Rookie HPC

Collectives

Reduction

C | FORTRAN-legacy | FORTRAN-2008

MPI_Reduce_scatter_block

Definition

MPI_Reduce_scatter_block is the means by which MPI processes can apply a reduction followed by a scatter, which may trigger extra optimisations compared to manually issuing an MPI_Reduce followed by an MPI_Scatter. Unlike MPI_Reduce_scatter, MPI_Reduce_scatter_block restricts all blocks to be of the same length. MPI_Reduce_scatter_block is a collective operation; it must be called by every MPI process in the communicator given. Predefined operations are: MPI_MIN, MPI_MAX, MPI_BOR, MPI_BXOR, MPI_LOR, MPI_LXOR, MPI_BAND, MPI_LAND, MPI_SUM and MPI_PROD. Other variants of MPI_Reduce_scatter_block are MPI_Reduce_scatter, MPI_Ireduce_scatter_block, MPI_Ireduce_scatter. Refer to MPI_Ireduce_scatter_block to see the non-blocking counterpart of MPI_Reduce_scatter_block.

Copy

Feedback

int MPI_Reduce_scatter_block(const void* send_buffer,
                             void* receive_buffer,
                             int count,
                             MPI_Datatype datatype,
                             MPI_Op operation,
                             MPI_Comm communicator);

Parameters

send_buffer
A pointer on the buffer to send for reduction.
receive_buffer
A pointer on the buffer in which store the result of the reduction.
count
The number of elements in the send buffer, which is identical to that in the receive buffer as well.
datatype
The type of a buffer element.
operation
The operation to apply to combine messages received in the reduction.

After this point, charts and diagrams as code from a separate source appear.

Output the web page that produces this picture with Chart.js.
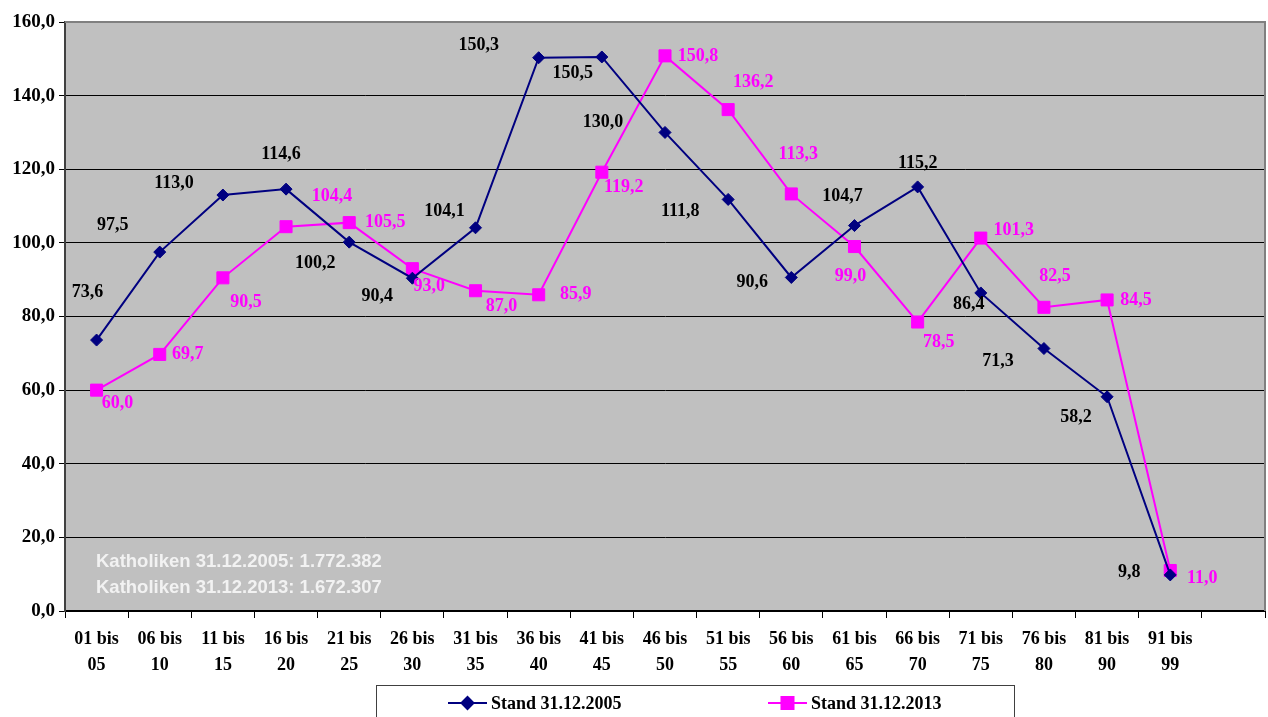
<!DOCTYPE html>
<html>
<head>
<meta charset="utf-8">
<script src="https://cdn.jsdelivr.net/npm/chart.js@4/dist/chart.umd.min.js"></script>
<style>
  html, body { margin: 0; padding: 0; background: #fff; }
  #wrap { width: 1268px; height: 717px; }
</style>
</head>
<body>
<div id="wrap"><canvas id="chart" width="1268" height="717"></canvas></div>
<script>
// Age groups (last slot is an empty category, as in the original)
const ageGroups = [
  ['01 bis', '05'], ['06 bis', '10'], ['11 bis', '15'], ['16 bis', '20'],
  ['21 bis', '25'], ['26 bis', '30'], ['31 bis', '35'], ['36 bis', '40'],
  ['41 bis', '45'], ['46 bis', '50'], ['51 bis', '55'], ['56 bis', '60'],
  ['61 bis', '65'], ['66 bis', '70'], ['71 bis', '75'], ['76 bis', '80'],
  ['81 bis', '90'], ['91 bis', '99'], ''
];

const stand2005 = [73.6, 97.5, 113.0, 114.6, 100.2, 90.4, 104.1, 150.3, 150.5,
  130.0, 111.8, 90.6, 104.7, 115.2, 86.4, 71.3, 58.2, 9.8];
const stand2013 = [60.0, 69.7, 90.5, 104.4, 105.5, 93.0, 87.0, 85.9, 119.2,
  150.8, 136.2, 113.3, 99.0, 78.5, 101.3, 82.5, 84.5, 11.0];

const seriesNames = ['Stand 31.12.2005', 'Stand 31.12.2013'];
const yTicks = [0, 20, 40, 60, 80, 100, 120, 140, 160];

const infoLines = ['Katholiken 31.12.2005: 1.772.382', 'Katholiken 31.12.2013: 1.672.307'];

// label offsets from each point (pixels), mimicking the hand-placed Excel labels
const offsets2005 = [[-9,-48],[-47,-27],[-49,-12],[-5,-35],[-34,21],[-35,18],[-31,-16],[-60,-12],[-29,16],
  [-62,-10],[-48,12],[-39,5],[-12,-29],[0,-24],[-12,11],[-46,13],[-31,21],[-41,-3]];
const offsets2013 = [[21,13],[28,0],[23,24],[46,-30],[36,0],[17,18],[26,16],[37,0],[22,15],
  [33,0],[25,-27],[7,-40],[-4,30],[21,20],[33,-8],[11,-31],[29,0],[32,8]];

const NAVY = '#000080';
const MAGENTA = '#FF00FF';
const serif = '"Liberation Serif", "DejaVu Serif", serif';

function fmt(v) {
  return v.toFixed(1).replace('.', ',');
}

// grey plot background
const plotBackground = {
  id: 'plotBackground',
  beforeDraw(chart) {
    const a = chart.chartArea;
    const ctx = chart.ctx;
    ctx.save();
    ctx.fillStyle = '#C0C0C0';
    ctx.fillRect(a.left, a.top, a.right - a.left, a.bottom - a.top);
    ctx.restore();
  },
  afterDraw(chart) {
    // outer frame of plot area (top + right)
    const a = chart.chartArea;
    const ctx = chart.ctx;
    ctx.save();
    ctx.strokeStyle = '#808080';
    ctx.lineWidth = 2;
    ctx.beginPath();
    ctx.moveTo(a.left, a.top);
    ctx.lineTo(a.right, a.top);
    ctx.lineTo(a.right, a.bottom);
    ctx.stroke();
    ctx.restore();
  }
};

// value labels next to each point
const pointLabels = {
  id: 'pointLabels',
  afterDatasetsDraw(chart) {
    const ctx = chart.ctx;
    const offs = [offsets2005, offsets2013];
    const colors = ['#000000', MAGENTA];
    ctx.save();
    ctx.font = 'bold 18px ' + serif;
    ctx.textAlign = 'center';
    ctx.textBaseline = 'middle';
    chart.data.datasets.forEach((ds, i) => {
      const meta = chart.getDatasetMeta(i);
      ctx.fillStyle = colors[i];
      meta.data.forEach((pt, j) => {
        const v = ds.data[j];
        if (v == null) return;
        const o = offs[i][j];
        ctx.fillText(fmt(v), pt.x + o[0], pt.y + o[1]);
      });
    });

    // info text in lower-left corner of the plot
    const a = chart.chartArea;
    ctx.fillStyle = '#F2F2F2';
    ctx.textAlign = 'left';
    ctx.font = 'bold 18.5px "Liberation Sans", Arial, sans-serif';
    ctx.fillText(infoLines[0], a.left + 31, 562);
    ctx.fillText(infoLines[1], a.left + 31, 588);
    ctx.restore();
  }
};

// boxed legend below the axis
const boxLegend = {
  id: 'boxLegend',
  afterDraw(chart) {
    const ctx = chart.ctx;
    ctx.save();
    ctx.strokeStyle = '#404040';
    ctx.lineWidth = 1;
    ctx.strokeRect(376.5, 685.5, 638, 60);

    const items = [
      { x: 448, color: NAVY, style: 'rectRot', r: 6 },
      { x: 768, color: MAGENTA, style: 'rect', r: 8.5 }
    ];
    const y = 703;
    ctx.font = 'bold 18px ' + serif;
    ctx.textBaseline = 'middle';
    ctx.textAlign = 'left';
    items.forEach((it, i) => {
      ctx.strokeStyle = it.color;
      ctx.lineWidth = 2;
      ctx.beginPath();
      ctx.moveTo(it.x, y);
      ctx.lineTo(it.x + 39, y);
      ctx.stroke();
      ctx.fillStyle = it.color;
      Chart.helpers.drawPoint(ctx, { pointStyle: it.style, radius: it.r, borderWidth: 1 }, it.x + 19.5, y);
      ctx.fill();
      ctx.fillStyle = '#000';
      ctx.fillText(seriesNames[i], it.x + 43, y + 1);
    });
    ctx.restore();
  }
};

const ctx = document.getElementById('chart').getContext('2d');
const chart = new Chart(ctx, {
  type: 'line',
  data: {
    labels: ageGroups,
    datasets: [
      {
        label: seriesNames[0],
        data: stand2005,
        borderColor: NAVY,
        backgroundColor: NAVY,
        borderWidth: 2,
        pointStyle: 'rectRot',
        pointRadius: 6,
        pointBorderWidth: 1,
        tension: 0
      },
      {
        label: seriesNames[1],
        data: stand2013,
        borderColor: MAGENTA,
        backgroundColor: MAGENTA,
        borderWidth: 2,
        pointStyle: 'rect',
        pointRadius: 8.5,
        pointBorderWidth: 1,
        tension: 0
      }
    ]
  },
  options: {
    responsive: false,
    animation: false,
    layout: { autoPadding: false, padding: { top: 22, right: 3, left: 0, bottom: 0 } },
    plugins: {
      legend: { display: false },
      tooltip: { enabled: false }
    },
    scales: {
      x: {
        offset: true,
        grid: {
          offset: true,
          drawOnChartArea: false,
          color: '#000',
          tickLength: 7
        },
        border: { color: '#000', width: 2 },
        ticks: {
          color: '#000',
          font: { family: serif, size: 18, weight: 'bold', lineHeight: 1.45 },
          maxRotation: 0,
          autoSkip: false,
          padding: 8
        },
        afterFit(scale) {
          scale.height = 106;
          scale.paddingLeft = 0;
          scale.paddingRight = 0;
        }
      },
      y: {
        min: 0,
        max: 160,
        afterBuildTicks(scale) { scale.ticks = yTicks.map(v => ({ value: v })); },
        grid: { color: '#000', lineWidth: 1, tickLength: 6 },
        border: { color: '#404040', width: 2 },
        ticks: {
          color: '#000',
          font: { family: serif, size: 19, weight: 'bold' },
          padding: 4,
          callback: v => fmt(v)
        },
        afterFit(scale) {
          scale.width = 65;
          scale.paddingTop = 0;
          scale.paddingBottom = 0;
        }
      }
    }
  },
  plugins: [plotBackground, pointLabels, boxLegend]
});
</script>
</body>
</html>
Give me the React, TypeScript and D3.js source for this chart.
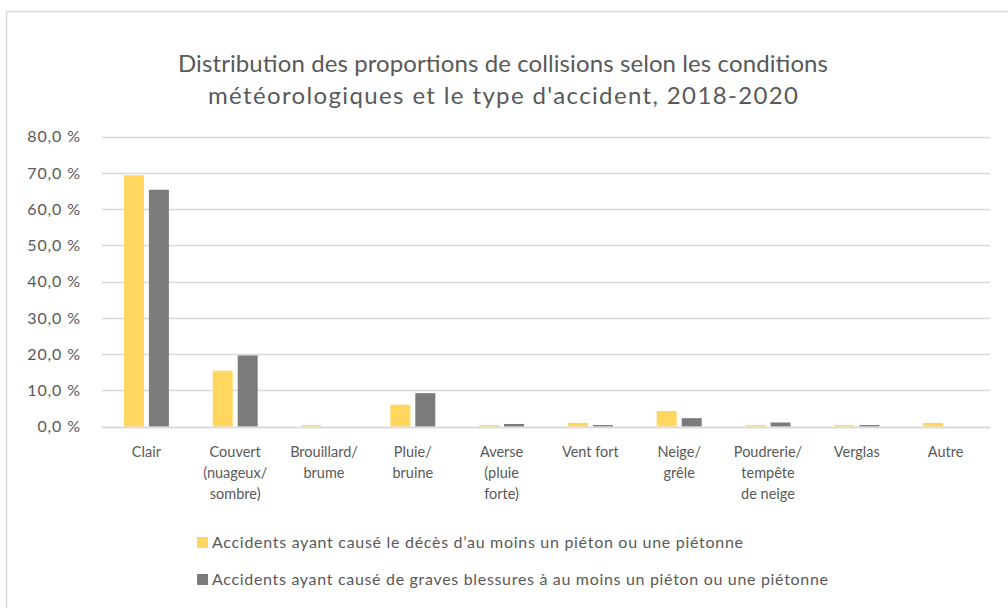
import React, { useRef, useEffect } from 'react';
import * as d3 from 'd3';

const categories = [
    'Clair',
    'Couvert (nuageux/ sombre)',
    'Brouillard/ brume',
    'Pluie/ bruine',
    'Averse (pluie forte)',
    'Vent fort',
    'Neige/ grêle',
    'Poudrerie/ tempête de neige',
    'Verglas',
    'Autre',
];
// line breaks as shown under the axis
const categoryLines = [
    ['Clair'],
    ['Couvert', '(nuageux/', 'sombre)'],
    ['Brouillard/', 'brume'],
    ['Pluie/', 'bruine'],
    ['Averse', '(pluie', 'forte)'],
    ['Vent fort'],
    ['Neige/', 'grêle'],
    ['Poudrerie/', 'tempête', 'de neige'],
    ['Verglas'],
    ['Autre'],
];
const deces = [69.3, 15.4, 0.4, 6.0, 0.4, 1.0, 4.3, 0.4, 0.4, 1.0];
const blessures = [65.3, 19.6, 0, 9.2, 0.7, 0.4, 2.3, 1.1, 0.4, 0];
const seriesNames = [
    'Accidents ayant causé le décès d’au moins un piéton ou une piétonne',
    'Accidents ayant causé de graves blessures à au moins un piéton ou une piétonne',
];
const yTicks = [0, 10, 20, 30, 40, 50, 60, 70, 80];
const titleLines = [
    'Distribution des proportions de collisions selon les conditions',
    "météorologiques et le type d'accident, 2018-2020",
];

const colors = ['#FFD75E', '#7B7B7B'];
const font = 'Lato, "Open Sans", sans-serif';

const WeatherChart = () => {
    const svgRef = useRef<SVGSVGElement | null>(null);
    const width = 1008;
    const height = 608;

    useEffect(() => {
        const svg = d3.select(svgRef.current);
        svg.selectAll('*').remove();
        const margin = { top: 136.5, left: 102, right: 1008 - 990, bottom: 608 - 426.5 };

        // outer frame (right/bottom edges fall outside the picture)
        svg.append('rect')
            .attr('x', 6.5).attr('y', 11.5)
            .attr('width', 1100).attr('height', 700)
            .attr('fill', '#fff').attr('stroke', '#D9D9D9').attr('stroke-width', 1.5);

        const x = d3.scaleBand()
            .domain(categories)
            .range([margin.left, width - margin.right]);

        const y = d3.scaleLinear()
            .domain([0, 80])
            .range([height - margin.bottom, margin.top]);

        // title
        const titleWidths = [650, 590];
        svg.append('g')
            .selectAll('text')
            .data(titleLines)
            .join('text')
            .attr('x', 503)
            .attr('y', (d, i) => 72 + i * 32)
            .attr('text-anchor', 'middle')
            .attr('font-family', font)
            .attr('font-size', 24)
            .attr('fill', '#595959')
            .attr('textLength', (d, i) => titleWidths[i])
            .attr('lengthAdjust', 'spacing')
            .text(d => d);

        // gridlines
        svg.append('g')
            .selectAll('line')
            .data(yTicks)
            .join('line')
            .attr('x1', margin.left)
            .attr('x2', width - margin.right)
            .attr('y1', d => Math.round(y(d)) + 0.5)
            .attr('y2', d => Math.round(y(d)) + 0.5)
            .attr('stroke', '#D9D9D9')
            .attr('stroke-width', 1.3);

        // y labels
        svg.append('g')
            .selectAll('text')
            .data(yTicks)
            .join('text')
            .attr('x', 81)
            .attr('y', d => y(d))
            .attr('dy', '0.36em')
            .attr('text-anchor', 'end')
            .attr('font-family', font)
            .attr('font-size', 16)
            .attr('letter-spacing', 0.9)
            .attr('fill', '#595959')
            .text(d => d3.format('.1f')(d).replace('.', ',') + '\u00a0%');

        // bars
        const bw = 20;
        [deces, blessures].forEach((vals, s) => {
            svg.append('g')
                .attr('fill', colors[s])
                .selectAll('rect')
                .data(vals)
                .join('rect')
                .attr('x', (d, i) => x(categories[i])! + x.bandwidth() / 2 + (s === 0 ? -2.5 - bw : 2.5))
                .attr('y', d => y(d))
                .attr('width', bw)
                .attr('height', d => y(0) - y(d));
        });

        // x axis line on top of bars
        svg.append('line')
            .attr('x1', margin.left).attr('x2', width - margin.right)
            .attr('y1', Math.round(y(0)) + 0.5).attr('y2', Math.round(y(0)) + 0.5)
            .attr('stroke', '#D9D9D9').attr('stroke-width', 1.3);

        // x labels
        svg.append('g')
            .selectAll('text')
            .data(categoryLines)
            .join('text')
            .attr('text-anchor', 'middle')
            .attr('font-family', font)
            .attr('font-size', 14.5)
            .attr('fill', '#595959')
            .each(function (lines, i) {
                const cx = x(categories[i])! + x.bandwidth() / 2;
                d3.select(this)
                    .selectAll('tspan')
                    .data(lines)
                    .join('tspan')
                    .attr('x', cx)
                    .attr('y', (d, j) => 457 + j * 21)
                    .text(d => d);
            });

        // legend
        const legendWidths = [531, 616];
        const legend = svg.append('g')
            .selectAll('g')
            .data(seriesNames)
            .join('g')
            .attr('transform', (d, i) => `translate(197,${537 + i * 37})`);
        legend.append('rect')
            .attr('width', 11).attr('height', 11)
            .attr('fill', (d, i) => colors[i]);
        legend.append('text')
            .attr('x', 15)
            .attr('y', 5.5)
            .attr('dy', '0.36em')
            .attr('font-family', font)
            .attr('font-size', 16)
            .attr('fill', '#595959')
            .attr('textLength', (d, i) => legendWidths[i])
            .attr('lengthAdjust', 'spacing')
            .text(d => d);
    }, []);

    return (
        <svg
            ref={svgRef}
            width={width}
            height={height}
            style={{ position: 'absolute', left: 0, top: 0 }}
        ></svg>
    );
};

export default function App() {
    return <WeatherChart />;
}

This operation must be associative, and commutative for predefined operations while user-defined operations may be non-commutative.
communicator
The communicator in which the reduction takes place.

Returned value

The error code returned from the reduction.

MPI_SUCCESS
The routine successfully completed.

Example

Copy

Feedback

#include <stdio.h>
#include <stdlib.h>
#include <mpi.h>

/**
 * @brief Illustrates how to use a reduce scatter block.
 * @details This application is meant to be run with 3 MPI processes. It
 * consists of a sum reduction; every MPI process has three values to send for
 * reduction. The first values from the MPI process will be reduced and stored 
 * on the MPI process 0. The second values will be reduced separately and stored
 * on MPI process 1, similarly with the third values on MPI process 2. It can be
 * visualised as follows:
 *
 *      +-----------+  +-----------+  +-----------+
 *      | Process 0 |  | Process 1 |  | Process 2 |
 *      +-----------+  +-----------+  +-----------+
 *      |   Values  |  |   Values  |  |   Values  |
 *      +---+---+---+  +---+---+---+  +---+---+---+ 
 *      | 0 | 1 | 2 |  | 3 | 4 | 5 |  | 6 | 7 | 8 |
 *      +---+---+---+  +---+---+---+  +---+---+---+
 *        |    \   \     /   |    \    /   /    |
 *        | ____\___\___/____|_____\__/   /     |
 *        |/     \   \       |      \    /      |
 *        |       \___\_____ | ______\__/       |
 *        |            \    \|/       \         |
 *        |             \____|_________\_______ |
 *        |                  |                 \|
 *        |                  |                  |
 *     +--+--+            +--+--+            +-----+
 *     | SUM |            | SUM |            | SUM |
 *     +-----+            +-----+            +-----+
 *     |  9  |            |  12 |            |  15 |
 *     +--+--+            +--+--+            +--+--+
 *        |                  |                  |      
 *  +-----+-----+      +-----+-----+      +-----+-----+
 *  | Process 0 |      | Process 1 |      | Process 2 |
 *  +-----------+      +-----------+      +-----------+
 *  |   Value   |      |   Value   |      |   Value   |
 *  |     9     |      |     12    |      |     15    |
 *  +-----------+      +-----------+      +-----------+
 **/
int main(int argc, char* argv[])
{
    MPI_Init(&argc, &argv);

    // Get the size of the communicator
    int size = 0;
    MPI_Comm_size(MPI_COMM_WORLD, &size);
    if(size != 3)
    {
        printf("This application is meant to be run with 3 MPI processes.\n");
        MPI_Abort(MPI_COMM_WORLD, EXIT_FAILURE);
    }

    // Get my rank
    int my_rank;
    MPI_Comm_rank(MPI_COMM_WORLD, &my_rank);

    // Defines my values
    int values[3] = {3 * my_rank, 3 * my_rank + 1, 3 * my_rank + 2};

    // Each MPI process sends its values and the buffer to receive the corresponding reduction results
    int reduction_result = 0;
    MPI_Reduce_scatter_block(values, &reduction_result, 1, MPI_INT, MPI_SUM, MPI_COMM_WORLD);

    printf("[MPI process %d] The sum I received is %d.\n", my_rank, reduction_result);

    MPI_Finalize();

    return EXIT_SUCCESS;
}